There’s a palpable sense of excitement at the Ramblings as I get ever closer to the end of my reading of the Penguin Moderns box set! I have now reached books 47 and 48, which means that there are only two more to go after today’s post! How exciting! Anyway, lets take a look at the penultimate pair and see what they’re like! 😀

Penguin Modern 47 – Fame by Andy Warhol

Andy Warhol began his journey into the public eye as an artist; first producing drawings for advertising and then moving on to create his own pop art during the 1960s. As well as visual art, he also made films, managed The Velvet Underground, and became a celebrity superstar in the 1970s and 1980s. A number of books were released under his name, and the pieces included in this Modern are drawn from his 1975 release “The Philosophy of Andy Warhol”; they were selected by the editor of the PM series and had not previously been issued separately.

The biggest price you pay for love is that you have to have somebody around, you can’t be on your own, which is always so much better. The biggest disadvantage, of course, is no room in the bed. Even a pet cuts into your bed room.
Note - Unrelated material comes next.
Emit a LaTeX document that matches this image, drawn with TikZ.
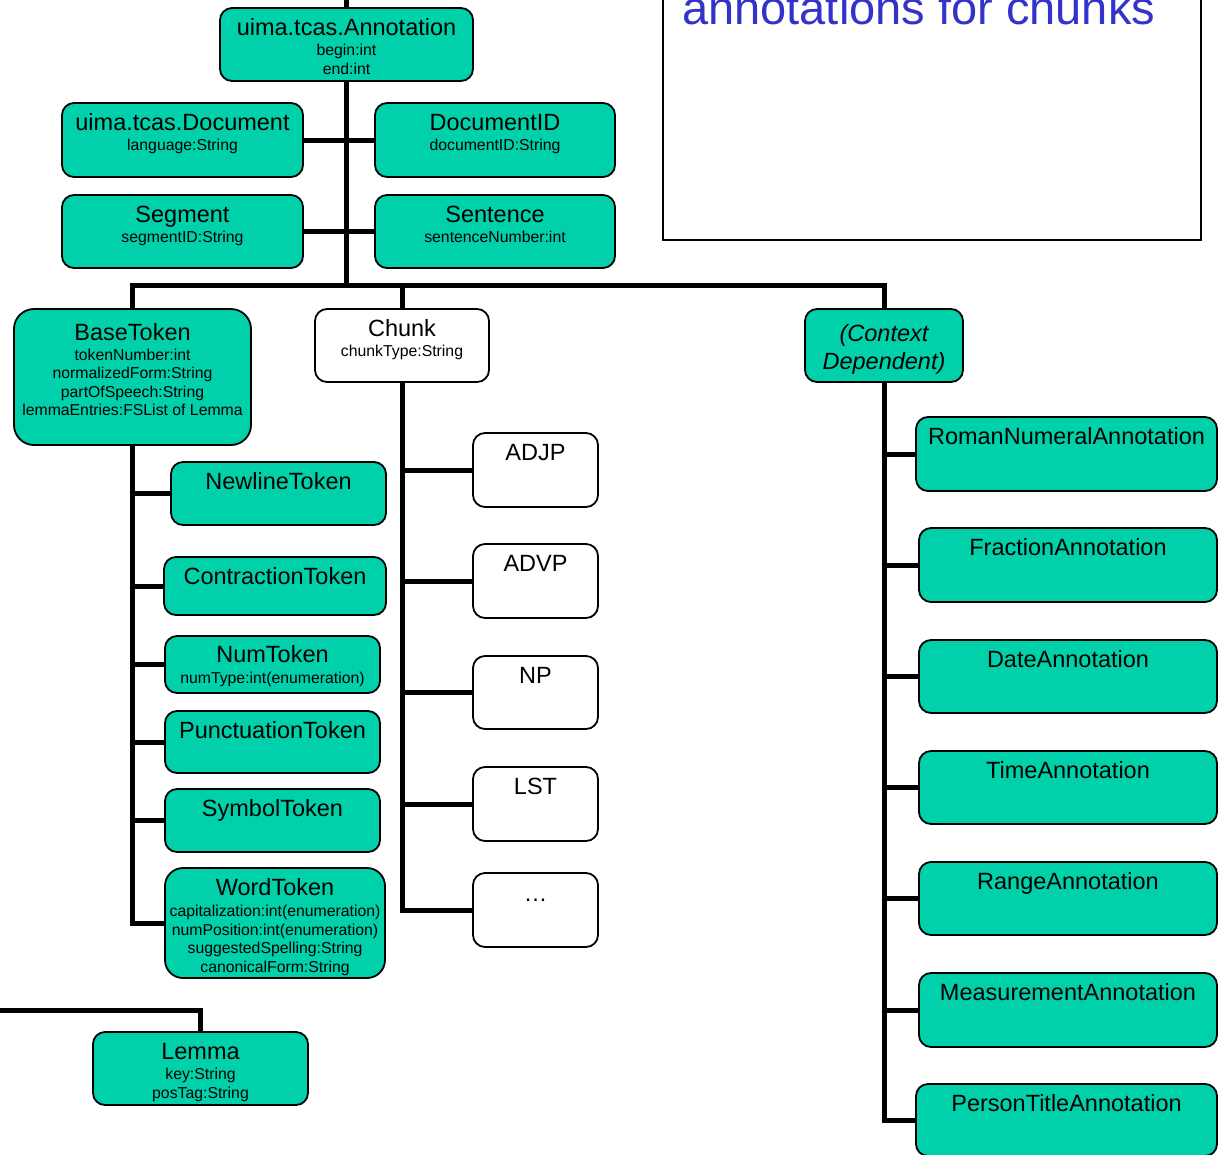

Divided into three sections, Love (Senility), Beauty and Fame, the book draws together a number of aphorisms and thoughts by Warhol on what constitutes those three things. He’s a humorous commentator and I couldn’t help but hear his distinctive voice in my head as I read this little book. Although his writing is often light and humorous, he sees the darker, sadder side of things and his thoughts on drag queens, poverty and the advantages/disadvantages of love are very pithy. He may have put on an inarticulate, vague persona when on film, but I suspect there was a lot more to Warhol than appeared on the surface. A really interesting read.

Penguin Modern 48 – The Survivor by Primo Levi

In complete contrast, PM48 is a selection of poetry by Primo Levi, translated by Jonathan Galassi. The author of “The Periodic Table” amongst many others, the blurb on the reverse of the book describes his as a writer “who bore witness to the twentieth century’s darkest days”. If I remember correctly, he may have rejected that witness status; but there’s no denying the incredible power and sadness of these poems.

I wouldn’t disturb the universe.
I’d like, if possible,
To get free silently,
Light-footed, like a smuggler,
The way one slips away from a party.
(from “Still to Do”)

Inevitably, many of the verses featured are informed by Levi’s experiences as a Jewish chemist in a Nazi concentration camp; and I often sensed a ferocity creeping in here that was absent from his prose about the same incidents. I’ve always felt he tried to be neutral in tone when describing what happened in the camps, but the horror of what happened and the tragedies he experienced are very clear here. Of particular note is “Shema”, which contains the line “if this is a man”, later used for one of his memoirs. Powerful, too, is the title poem which explores the survivor’s guilt which haunted Levi from after the war until his death. And “Still to Do” hints at his wish to be done with living despite the commitments he had. Levi died in 1987 in what was officially a suicide but this has been debated; however, he left behind him a compelling body of work which should remind us to remember the past and learn from it. Alas, despite his best efforts, it doesn’t seem that we’re doing so.

*****

Such a different pairing of moderns, yet both explored, in different ways, the darkness of living and the problems of being human. Although the authors are poles apart, both most definitely deserve to be read and are worthy entries in the list of Moderns. And now – only two more to go. How will I find them? And what will I do when I’ve finished the box???!!!